DATA LINES:
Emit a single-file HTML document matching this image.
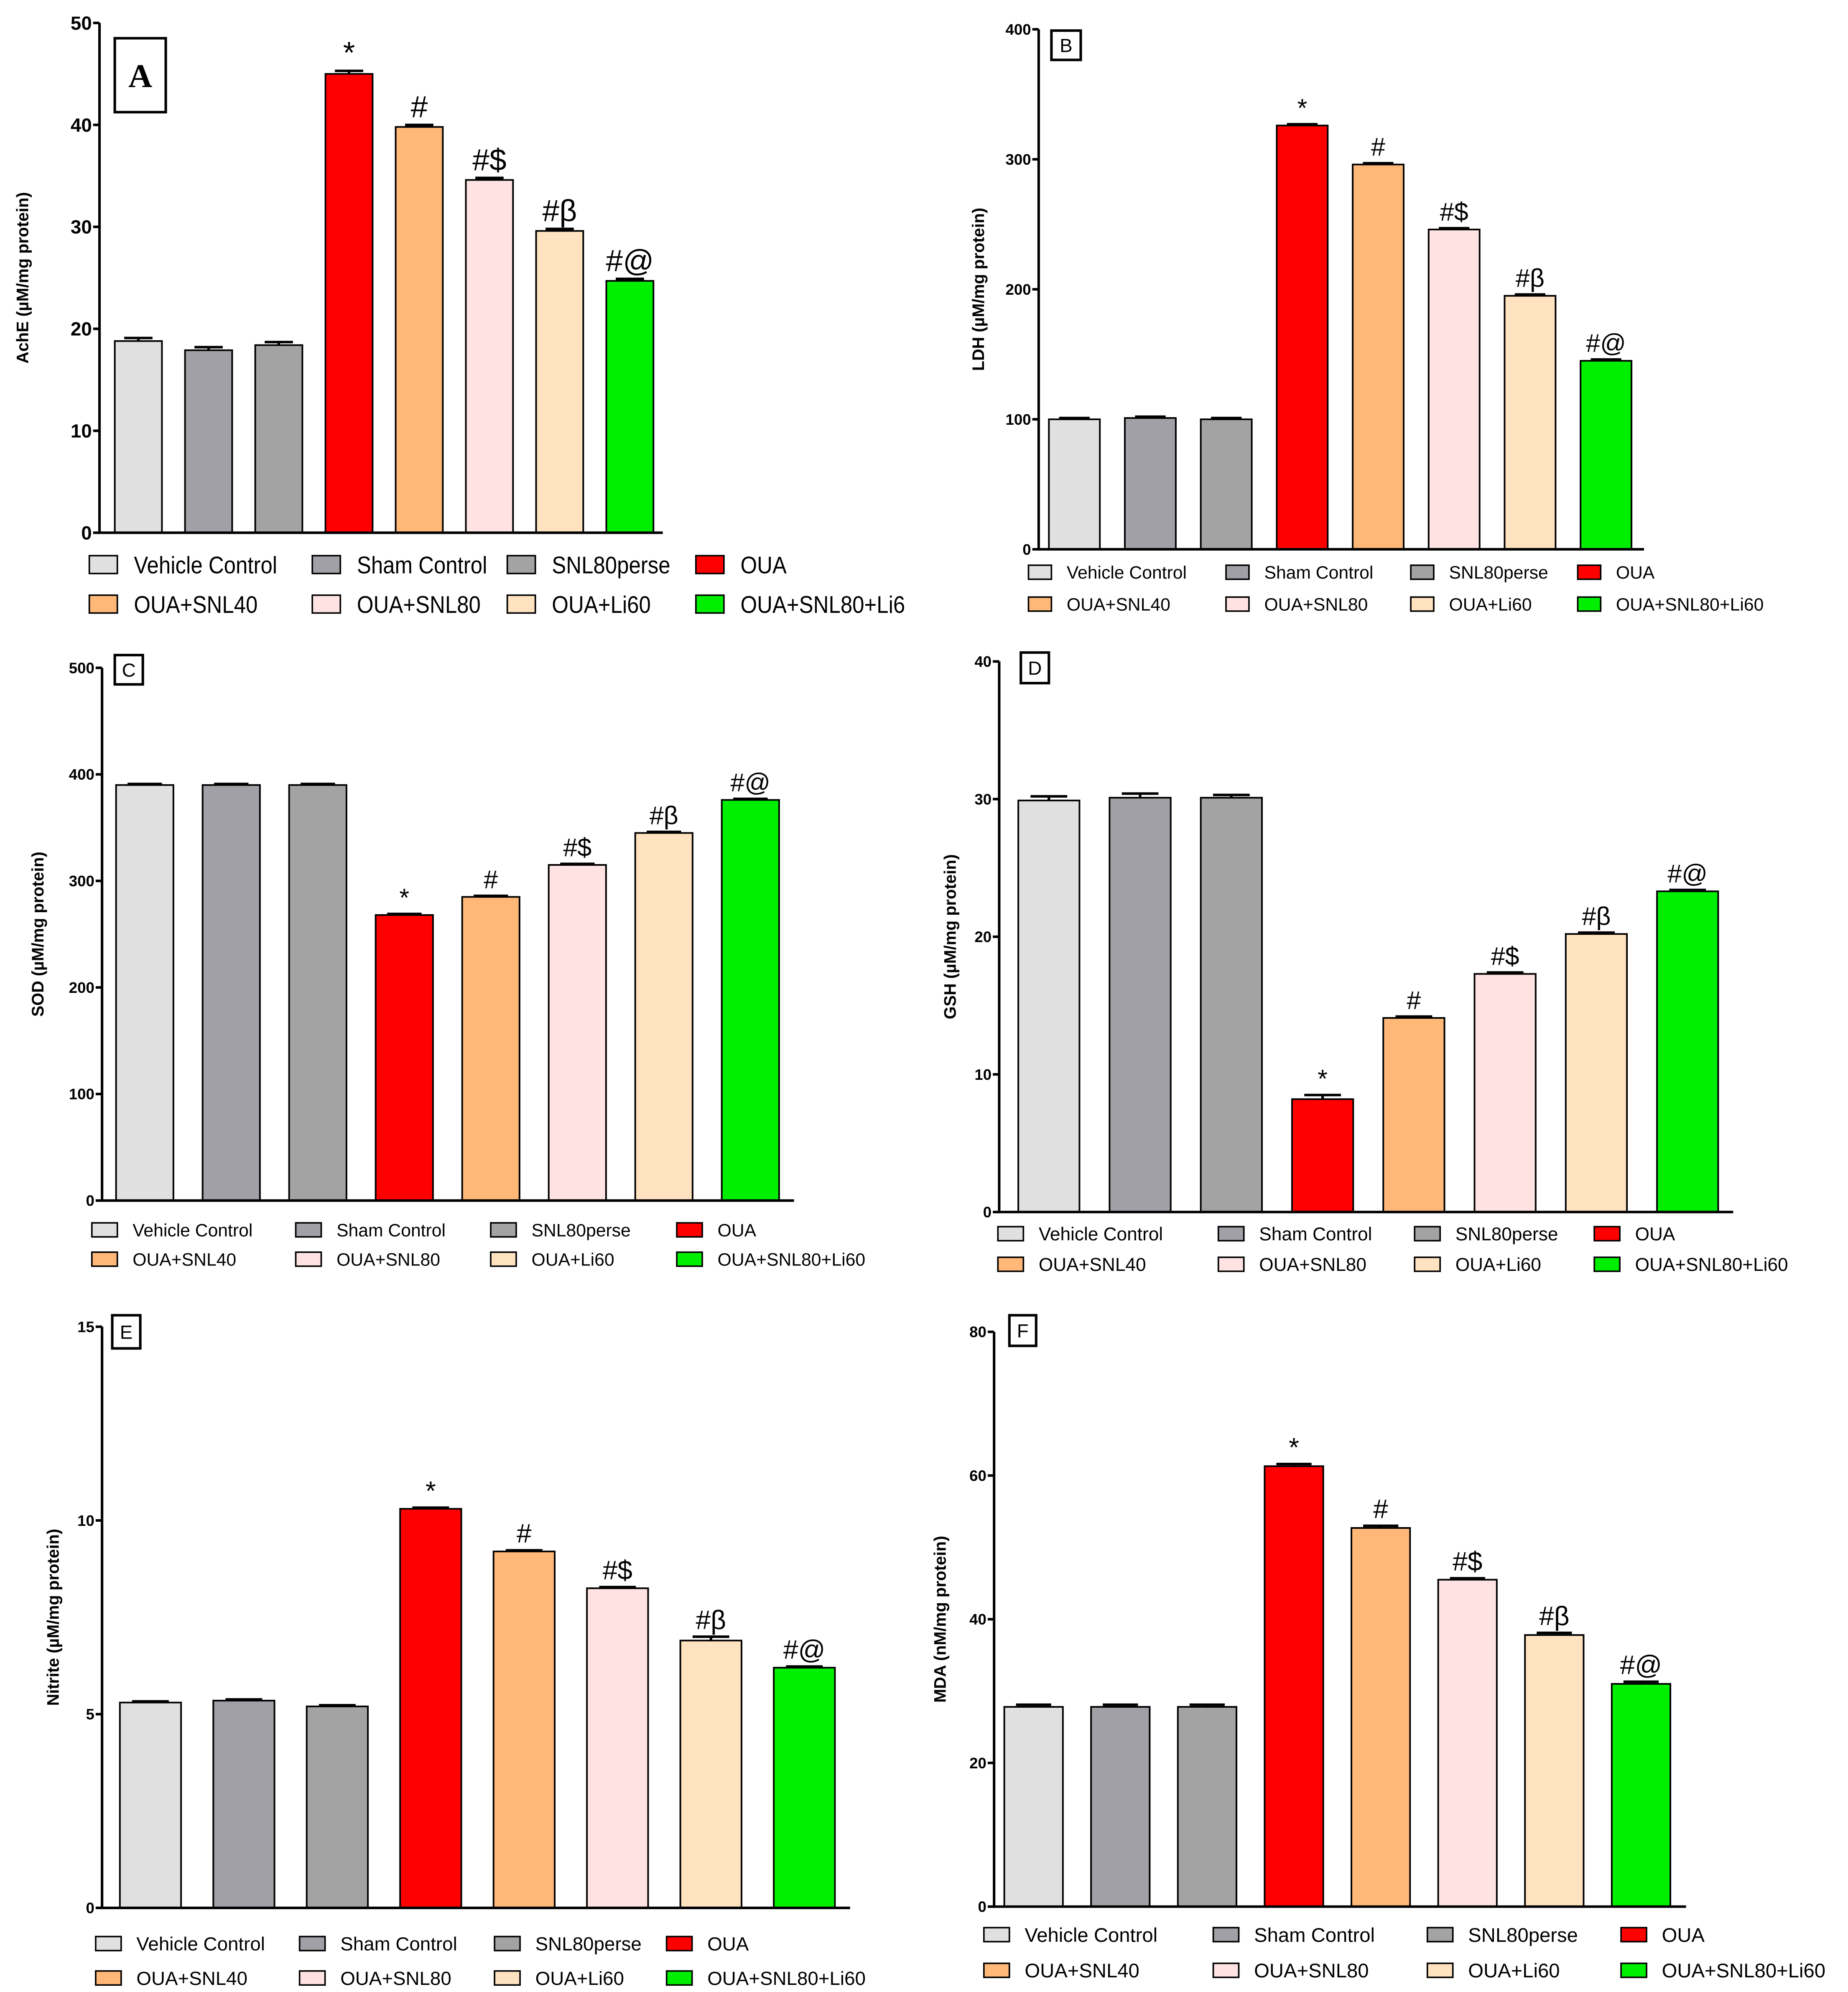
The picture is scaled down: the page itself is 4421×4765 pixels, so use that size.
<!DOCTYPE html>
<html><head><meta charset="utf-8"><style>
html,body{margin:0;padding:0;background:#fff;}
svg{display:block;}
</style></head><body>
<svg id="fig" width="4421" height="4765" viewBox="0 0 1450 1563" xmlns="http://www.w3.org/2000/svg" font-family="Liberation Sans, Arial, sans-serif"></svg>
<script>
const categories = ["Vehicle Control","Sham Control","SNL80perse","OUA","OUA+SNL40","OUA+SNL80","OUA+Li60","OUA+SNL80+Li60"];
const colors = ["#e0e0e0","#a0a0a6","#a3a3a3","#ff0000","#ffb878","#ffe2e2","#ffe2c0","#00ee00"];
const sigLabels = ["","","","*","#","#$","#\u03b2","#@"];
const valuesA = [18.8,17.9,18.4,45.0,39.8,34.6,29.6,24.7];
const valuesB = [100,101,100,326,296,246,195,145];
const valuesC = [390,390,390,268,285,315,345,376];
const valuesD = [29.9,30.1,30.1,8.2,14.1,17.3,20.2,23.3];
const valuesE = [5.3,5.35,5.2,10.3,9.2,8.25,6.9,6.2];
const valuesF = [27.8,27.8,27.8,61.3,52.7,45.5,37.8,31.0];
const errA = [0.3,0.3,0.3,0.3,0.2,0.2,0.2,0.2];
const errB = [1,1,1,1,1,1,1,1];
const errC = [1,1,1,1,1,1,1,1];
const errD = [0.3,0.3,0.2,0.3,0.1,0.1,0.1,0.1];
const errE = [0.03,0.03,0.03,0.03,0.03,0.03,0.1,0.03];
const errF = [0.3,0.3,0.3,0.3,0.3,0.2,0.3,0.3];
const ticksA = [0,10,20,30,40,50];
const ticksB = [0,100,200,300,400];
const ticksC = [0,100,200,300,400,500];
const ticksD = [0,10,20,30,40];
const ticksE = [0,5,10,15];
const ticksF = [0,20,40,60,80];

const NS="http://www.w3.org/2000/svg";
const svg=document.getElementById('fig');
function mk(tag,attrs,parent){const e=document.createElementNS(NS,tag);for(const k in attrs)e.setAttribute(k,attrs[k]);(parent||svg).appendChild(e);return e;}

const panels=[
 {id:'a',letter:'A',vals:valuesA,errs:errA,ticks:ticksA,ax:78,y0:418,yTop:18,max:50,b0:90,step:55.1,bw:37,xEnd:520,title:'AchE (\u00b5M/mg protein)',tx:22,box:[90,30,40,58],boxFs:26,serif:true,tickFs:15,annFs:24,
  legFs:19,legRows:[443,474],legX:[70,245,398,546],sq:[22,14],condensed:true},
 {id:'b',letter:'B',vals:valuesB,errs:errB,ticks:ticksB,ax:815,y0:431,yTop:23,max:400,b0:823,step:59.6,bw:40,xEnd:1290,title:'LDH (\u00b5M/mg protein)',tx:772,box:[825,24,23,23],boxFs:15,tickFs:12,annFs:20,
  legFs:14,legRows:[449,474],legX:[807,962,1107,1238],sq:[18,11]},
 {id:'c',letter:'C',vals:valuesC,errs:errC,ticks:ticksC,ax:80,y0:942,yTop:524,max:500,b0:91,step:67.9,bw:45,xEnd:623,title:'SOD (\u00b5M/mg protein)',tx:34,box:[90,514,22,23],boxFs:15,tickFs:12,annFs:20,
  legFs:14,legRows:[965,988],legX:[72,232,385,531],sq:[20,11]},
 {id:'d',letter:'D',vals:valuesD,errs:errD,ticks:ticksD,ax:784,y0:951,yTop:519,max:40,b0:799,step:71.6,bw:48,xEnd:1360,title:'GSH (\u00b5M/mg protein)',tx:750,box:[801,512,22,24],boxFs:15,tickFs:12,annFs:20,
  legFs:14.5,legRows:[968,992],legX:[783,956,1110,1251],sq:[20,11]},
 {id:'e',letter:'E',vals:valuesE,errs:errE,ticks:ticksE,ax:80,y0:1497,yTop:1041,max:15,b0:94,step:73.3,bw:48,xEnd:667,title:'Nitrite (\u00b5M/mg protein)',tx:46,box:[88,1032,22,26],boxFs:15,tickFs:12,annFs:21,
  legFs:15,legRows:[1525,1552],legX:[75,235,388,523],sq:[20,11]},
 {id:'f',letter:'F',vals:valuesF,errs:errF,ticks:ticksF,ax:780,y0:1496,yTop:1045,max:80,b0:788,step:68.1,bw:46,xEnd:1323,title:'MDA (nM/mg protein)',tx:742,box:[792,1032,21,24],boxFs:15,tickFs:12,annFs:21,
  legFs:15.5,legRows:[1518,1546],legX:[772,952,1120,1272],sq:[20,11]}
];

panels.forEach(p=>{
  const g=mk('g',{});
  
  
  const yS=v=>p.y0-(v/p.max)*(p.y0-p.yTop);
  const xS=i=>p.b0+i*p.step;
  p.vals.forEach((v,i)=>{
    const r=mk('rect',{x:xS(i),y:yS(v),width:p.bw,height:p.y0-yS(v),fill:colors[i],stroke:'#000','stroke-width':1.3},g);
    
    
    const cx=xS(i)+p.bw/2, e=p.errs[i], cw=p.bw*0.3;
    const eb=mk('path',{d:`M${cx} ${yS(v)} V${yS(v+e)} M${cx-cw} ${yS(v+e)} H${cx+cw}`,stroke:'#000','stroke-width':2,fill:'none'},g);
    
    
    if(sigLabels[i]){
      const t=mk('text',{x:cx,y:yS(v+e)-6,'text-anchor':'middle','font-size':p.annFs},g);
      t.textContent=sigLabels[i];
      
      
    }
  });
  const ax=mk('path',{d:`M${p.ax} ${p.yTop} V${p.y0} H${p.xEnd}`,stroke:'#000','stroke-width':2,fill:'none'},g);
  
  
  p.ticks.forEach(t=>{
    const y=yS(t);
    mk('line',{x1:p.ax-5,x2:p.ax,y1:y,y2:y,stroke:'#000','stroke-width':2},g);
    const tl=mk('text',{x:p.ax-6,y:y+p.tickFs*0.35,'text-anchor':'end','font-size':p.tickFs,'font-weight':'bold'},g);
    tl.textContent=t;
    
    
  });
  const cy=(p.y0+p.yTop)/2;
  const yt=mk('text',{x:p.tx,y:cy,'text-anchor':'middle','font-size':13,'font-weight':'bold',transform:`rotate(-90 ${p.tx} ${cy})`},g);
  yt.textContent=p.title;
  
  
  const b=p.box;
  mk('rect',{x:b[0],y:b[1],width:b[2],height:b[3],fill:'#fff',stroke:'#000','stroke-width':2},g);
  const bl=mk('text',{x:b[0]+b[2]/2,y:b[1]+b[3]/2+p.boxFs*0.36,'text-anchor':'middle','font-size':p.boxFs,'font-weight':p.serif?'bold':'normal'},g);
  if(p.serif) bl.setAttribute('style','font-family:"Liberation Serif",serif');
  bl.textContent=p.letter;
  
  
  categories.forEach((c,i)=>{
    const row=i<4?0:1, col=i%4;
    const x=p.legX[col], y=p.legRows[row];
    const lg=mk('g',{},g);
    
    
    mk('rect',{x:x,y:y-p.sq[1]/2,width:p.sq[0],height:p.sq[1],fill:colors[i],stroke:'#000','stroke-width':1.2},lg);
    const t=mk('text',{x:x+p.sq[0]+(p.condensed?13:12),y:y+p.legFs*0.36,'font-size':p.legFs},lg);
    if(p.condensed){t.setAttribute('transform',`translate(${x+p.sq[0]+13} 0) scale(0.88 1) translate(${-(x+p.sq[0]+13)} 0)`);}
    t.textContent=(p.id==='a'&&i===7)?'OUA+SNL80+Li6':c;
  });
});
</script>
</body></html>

TASK DETAILS: Return each line from the material above exactly, but not the pictures.

RESULT FOR THIS EXERCISE:
Emit a single-file HTML document matching this image.
The picture is scaled down: the page itself is 4421×4765 pixels, so use that size.
<!DOCTYPE html>
<html><head><meta charset="utf-8"><style>
html,body{margin:0;padding:0;background:#fff;}
svg{display:block;}
</style></head><body>
<svg id="fig" width="4421" height="4765" viewBox="0 0 1450 1563" xmlns="http://www.w3.org/2000/svg" font-family="Liberation Sans, Arial, sans-serif"></svg>
<script>
const categories = ["Vehicle Control","Sham Control","SNL80perse","OUA","OUA+SNL40","OUA+SNL80","OUA+Li60","OUA+SNL80+Li60"];
const colors = ["#e0e0e0","#a0a0a6","#a3a3a3","#ff0000","#ffb878","#ffe2e2","#ffe2c0","#00ee00"];
const sigLabels = ["","","","*","#","#$","#\u03b2","#@"];
const valuesA = [18.8,17.9,18.4,45.0,39.8,34.6,29.6,24.7];
const valuesB = [100,101,100,326,296,246,195,145];
const valuesC = [390,390,390,268,285,315,345,376];
const valuesD = [29.9,30.1,30.1,8.2,14.1,17.3,20.2,23.3];
const valuesE = [5.3,5.35,5.2,10.3,9.2,8.25,6.9,6.2];
const valuesF = [27.8,27.8,27.8,61.3,52.7,45.5,37.8,31.0];
const errA = [0.3,0.3,0.3,0.3,0.2,0.2,0.2,0.2];
const errB = [1,1,1,1,1,1,1,1];
const errC = [1,1,1,1,1,1,1,1];
const errD = [0.3,0.3,0.2,0.3,0.1,0.1,0.1,0.1];
const errE = [0.03,0.03,0.03,0.03,0.03,0.03,0.1,0.03];
const errF = [0.3,0.3,0.3,0.3,0.3,0.2,0.3,0.3];
const ticksA = [0,10,20,30,40,50];
const ticksB = [0,100,200,300,400];
const ticksC = [0,100,200,300,400,500];
const ticksD = [0,10,20,30,40];
const ticksE = [0,5,10,15];
const ticksF = [0,20,40,60,80];

const NS="http://www.w3.org/2000/svg";
const svg=document.getElementById('fig');
function mk(tag,attrs,parent){const e=document.createElementNS(NS,tag);for(const k in attrs)e.setAttribute(k,attrs[k]);(parent||svg).appendChild(e);return e;}

const panels=[
 {id:'a',letter:'A',vals:valuesA,errs:errA,ticks:ticksA,ax:78,y0:418,yTop:18,max:50,b0:90,step:55.1,bw:37,xEnd:520,title:'AchE (\u00b5M/mg protein)',tx:22,box:[90,30,40,58],boxFs:26,serif:true,tickFs:15,annFs:24,
  legFs:19,legRows:[443,474],legX:[70,245,398,546],sq:[22,14],condensed:true},
 {id:'b',letter:'B',vals:valuesB,errs:errB,ticks:ticksB,ax:815,y0:431,yTop:23,max:400,b0:823,step:59.6,bw:40,xEnd:1290,title:'LDH (\u00b5M/mg protein)',tx:772,box:[825,24,23,23],boxFs:15,tickFs:12,annFs:20,
  legFs:14,legRows:[449,474],legX:[807,962,1107,1238],sq:[18,11]},
 {id:'c',letter:'C',vals:valuesC,errs:errC,ticks:ticksC,ax:80,y0:942,yTop:524,max:500,b0:91,step:67.9,bw:45,xEnd:623,title:'SOD (\u00b5M/mg protein)',tx:34,box:[90,514,22,23],boxFs:15,tickFs:12,annFs:20,
  legFs:14,legRows:[965,988],legX:[72,232,385,531],sq:[20,11]},
 {id:'d',letter:'D',vals:valuesD,errs:errD,ticks:ticksD,ax:784,y0:951,yTop:519,max:40,b0:799,step:71.6,bw:48,xEnd:1360,title:'GSH (\u00b5M/mg protein)',tx:750,box:[801,512,22,24],boxFs:15,tickFs:12,annFs:20,
  legFs:14.5,legRows:[968,992],legX:[783,956,1110,1251],sq:[20,11]},
 {id:'e',letter:'E',vals:valuesE,errs:errE,ticks:ticksE,ax:80,y0:1497,yTop:1041,max:15,b0:94,step:73.3,bw:48,xEnd:667,title:'Nitrite (\u00b5M/mg protein)',tx:46,box:[88,1032,22,26],boxFs:15,tickFs:12,annFs:21,
  legFs:15,legRows:[1525,1552],legX:[75,235,388,523],sq:[20,11]},
 {id:'f',letter:'F',vals:valuesF,errs:errF,ticks:ticksF,ax:780,y0:1496,yTop:1045,max:80,b0:788,step:68.1,bw:46,xEnd:1323,title:'MDA (nM/mg protein)',tx:742,box:[792,1032,21,24],boxFs:15,tickFs:12,annFs:21,
  legFs:15.5,legRows:[1518,1546],legX:[772,952,1120,1272],sq:[20,11]}
];

panels.forEach(p=>{
  const g=mk('g',{});
  
  
  const yS=v=>p.y0-(v/p.max)*(p.y0-p.yTop);
  const xS=i=>p.b0+i*p.step;
  p.vals.forEach((v,i)=>{
    const r=mk('rect',{x:xS(i),y:yS(v),width:p.bw,height:p.y0-yS(v),fill:colors[i],stroke:'#000','stroke-width':1.3},g);
    
    
    const cx=xS(i)+p.bw/2, e=p.errs[i], cw=p.bw*0.3;
    const eb=mk('path',{d:`M${cx} ${yS(v)} V${yS(v+e)} M${cx-cw} ${yS(v+e)} H${cx+cw}`,stroke:'#000','stroke-width':2,fill:'none'},g);
    
    
    if(sigLabels[i]){
      const t=mk('text',{x:cx,y:yS(v+e)-6,'text-anchor':'middle','font-size':p.annFs},g);
      t.textContent=sigLabels[i];
      
      
    }
  });
  const ax=mk('path',{d:`M${p.ax} ${p.yTop} V${p.y0} H${p.xEnd}`,stroke:'#000','stroke-width':2,fill:'none'},g);
  
  
  p.ticks.forEach(t=>{
    const y=yS(t);
    mk('line',{x1:p.ax-5,x2:p.ax,y1:y,y2:y,stroke:'#000','stroke-width':2},g);
    const tl=mk('text',{x:p.ax-6,y:y+p.tickFs*0.35,'text-anchor':'end','font-size':p.tickFs,'font-weight':'bold'},g);
    tl.textContent=t;
    
    
  });
  const cy=(p.y0+p.yTop)/2;
  const yt=mk('text',{x:p.tx,y:cy,'text-anchor':'middle','font-size':13,'font-weight':'bold',transform:`rotate(-90 ${p.tx} ${cy})`},g);
  yt.textContent=p.title;
  
  
  const b=p.box;
  mk('rect',{x:b[0],y:b[1],width:b[2],height:b[3],fill:'#fff',stroke:'#000','stroke-width':2},g);
  const bl=mk('text',{x:b[0]+b[2]/2,y:b[1]+b[3]/2+p.boxFs*0.36,'text-anchor':'middle','font-size':p.boxFs,'font-weight':p.serif?'bold':'normal'},g);
  if(p.serif) bl.setAttribute('style','font-family:"Liberation Serif",serif');
  bl.textContent=p.letter;
  
  
  categories.forEach((c,i)=>{
    const row=i<4?0:1, col=i%4;
    const x=p.legX[col], y=p.legRows[row];
    const lg=mk('g',{},g);
    
    
    mk('rect',{x:x,y:y-p.sq[1]/2,width:p.sq[0],height:p.sq[1],fill:colors[i],stroke:'#000','stroke-width':1.2},lg);
    const t=mk('text',{x:x+p.sq[0]+(p.condensed?13:12),y:y+p.legFs*0.36,'font-size':p.legFs},lg);
    if(p.condensed){t.setAttribute('transform',`translate(${x+p.sq[0]+13} 0) scale(0.88 1) translate(${-(x+p.sq[0]+13)} 0)`);}
    t.textContent=(p.id==='a'&&i===7)?'OUA+SNL80+Li6':c;
  });
});
</script>
</body></html>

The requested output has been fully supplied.